De drie boeken hebben zeer uiteenlopende effecten op zijn gemoed. Het lijden van de jonge Werther leert hem een heel nieuw palet aan gevoelens herkennen en toont hem vele, vaak tegenstrijdige manieren om daar mee om te gaan. Het boek maakt dat hij gaat reflecteren op zijn eigen gevoelens en positie. Hoewel hij de beschreven emoties herkent, voelt hij zich tegelijkertijd vreemd aan de mensen waarover hij leest en die hij in werkelijkheid observeert (en dankzij het boek beter begrijpt):

‘I sympathized with, and partly understood them, but was unformed in mind; I was dependent of none, and related to none. (…) My person was hideous, and my stature gigantic: what this did mean? Who was I? What was I?’

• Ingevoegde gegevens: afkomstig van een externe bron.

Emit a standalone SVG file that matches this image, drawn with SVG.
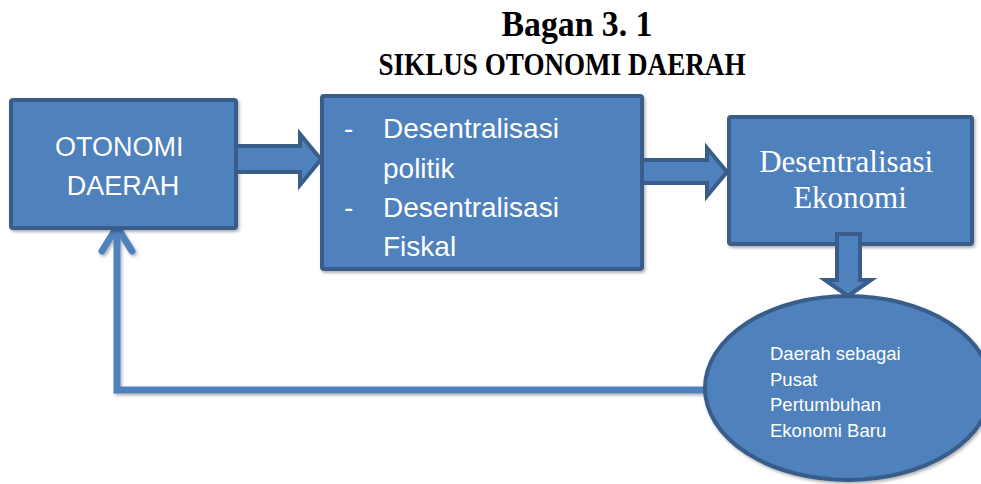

Het tweede boek, dat de door Plutarchus verzamelde en geschreven biografieën van nobele Grieken en Romeinen bevat, brengt hem in aanraking met de historische blik en verzet de zinnen van de persoonlijke emoties naar ‘high thoughts’. In de woorden van het monster: ‘he [Plutarchus] elevated me above the wretched sphere of my own reflections, to admire and love the heroes of past ages’. Het politieke en maatschappelijk handelen van beschreven notabelen brengt hem ideeën over deugdzaamheid en moreel besef bij. Stelde Het lijden van de jonge Werther de vraag naar wat de mens is, het leven van Plutarch leert hem hoe de mens zich deugdzaam beweegt tussen andere mensen.

Paradise Lost tenslotte stelt de vraag naar zijn schepping op de voorgrond. Net zoals de andere boeken leest hij Paradise Lost als een waargebeurd verhaal. De kennis van het bestaan van God vervult hem met de grootst mogelijke gevoelens van ontzag en verwondering. Hij beziet Adam niet alleen als een perfect schepsel, maar ook als een wezen dat geliefd wordt door zijn schepper. Wie, vraagt hij zich af, is eigenlijk mijn schepper? Hoe vreselijk moet mijn voorkomen wel zijn dat mijn schepper zich van mij afkeerde? Zijn gevoelens van jaloezie voor de mensen doen hem soms geloven dat niet God maar Satan zijn schepper is.

Hoe heftig het effect van de boeken ook is, ze vormen voor het monster van Frankenstein ongekende ‘treasures’ en het bezitten ervan maakt hem trots en dankbaar. De verhalen brengen hem immers in aanraking met de meest elementaire vragen van het menselijk bestaan en leren hem om zijn emoties te herkennen. Het is dan ook na het lezen van de verhalen dat hij de moed verzamelt om op de mensen af te stappen. Helaas blijkt die ontmoeting veel minder aangenaam dan hij, op basis van zijn ervaring met de mensen in de boeken, durfde te hopen.